Был и вот какой случай.
Однажды вечером, когда мы с Анной Андреевной мирно пили чай, в дверь постучали, и на пороге вырос милиционер. В комнату не вошел, остался в дверях и вежливо попросил показать ему мой паспорт. Обернувшись, чтобы взять сумку, я увидела выпрямившуюся в кресле окаменевшую Ахматову. Протянула паспорт милиционеру, и тут за плечом его в коридоре мелькнуло лицо старшей соседки — она выглянула из полуоткрытой двери, ведущей в ванную комнату. Выглянула не вовремя. Думаю, что своего участия в этом деле обнаруживать ей не хотелось, но скрыть его все равно не удалось, ибо, ознакомившись с паспортом, милиционер обратился в сторону ванной комнаты с такими словами: «Да у гражданки прописка московская, по закону имеет право…» Тем временем я протянула милиционеру еще и красную книжечку, корреспондентское удостоверение «Крокодила». Милиционер мне улыбнулся. Я улыбнулась ему. Затем, взяв под козырек, он нас оставил, было слышно, как покинувшая ванную комнату соседка закрывала за ним входную дверь, гремя засовами, я взглянула на Ахматову — лицо ее не было окаменевшим. Оно было гневным. К тому времени мне уже приходилось видеть это лицо во гневе: сужаются глаза, трепещут ноздри. «Не удалось доставить ей удовольствия!» — весело заявила я, кивнув в сторону соседкиной комнаты. Но Анна Андреевна оттаяла не сразу.

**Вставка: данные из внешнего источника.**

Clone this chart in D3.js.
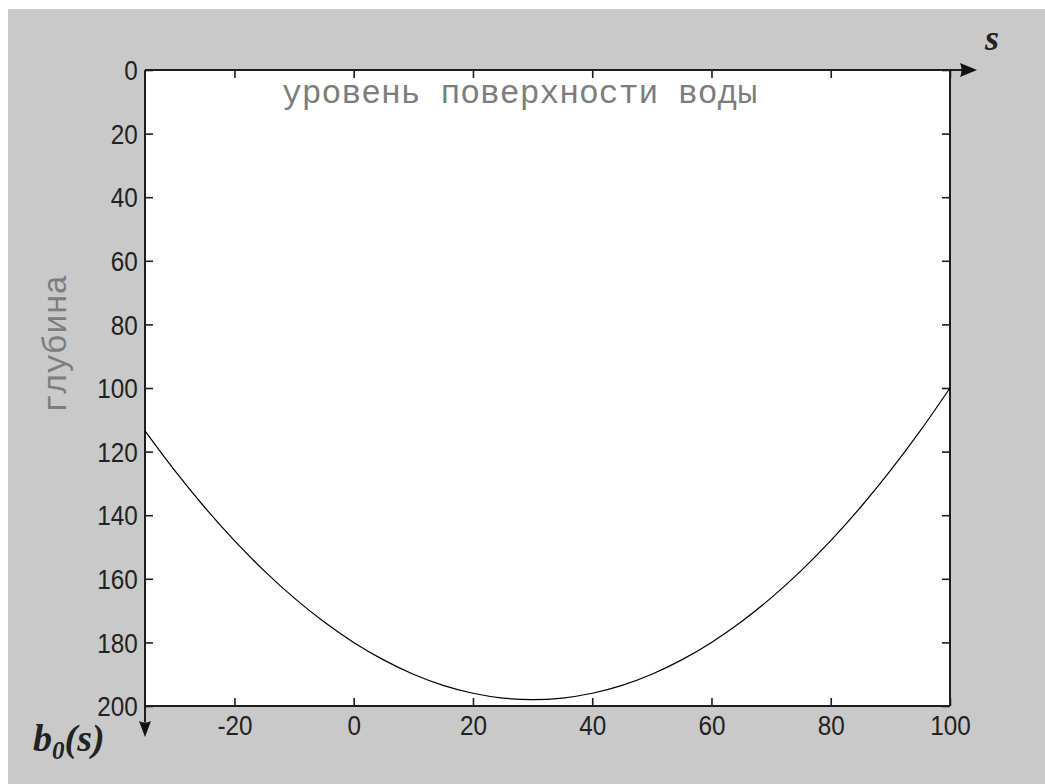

В последних числах марта 1956 года я переехала на улицу Щукина, в дом актеров Вахтанговского театра, к вдове писателя Эсе Львовне Леонидовой. Она жила одна в трехкомнатной квартире и сдала мне кабинет покойного мужа. Лучшее из всех моих случайных пристанищ! Эся Львовна, женщина умная, острая, немного жесткая, уважала мои занятия, отношения у нас сразу установились дружеские. Прожила я у нее немногим больше года, и был этот год для меня полон событий.
Летом журнал «Знамя» и издательство «Советский писатель» почти одновременно заключили со мной договоры на издание первой книги романа «Возвращение». А осенью был наконец разрублен узел: Александр Александрович поселился вместе со мной в комнате на улице Щукина.
Как нам было трудно вначале! Ему — в особенности.
Однажды утром, когда он только что проснулся, я увидела на его лице ужас, именно — ужас. «Что с тобой?» — «Окно…» Тут же опомнился, согнал с лица это выражение, спросил обычным голосом: «Час который? Вставать пора!»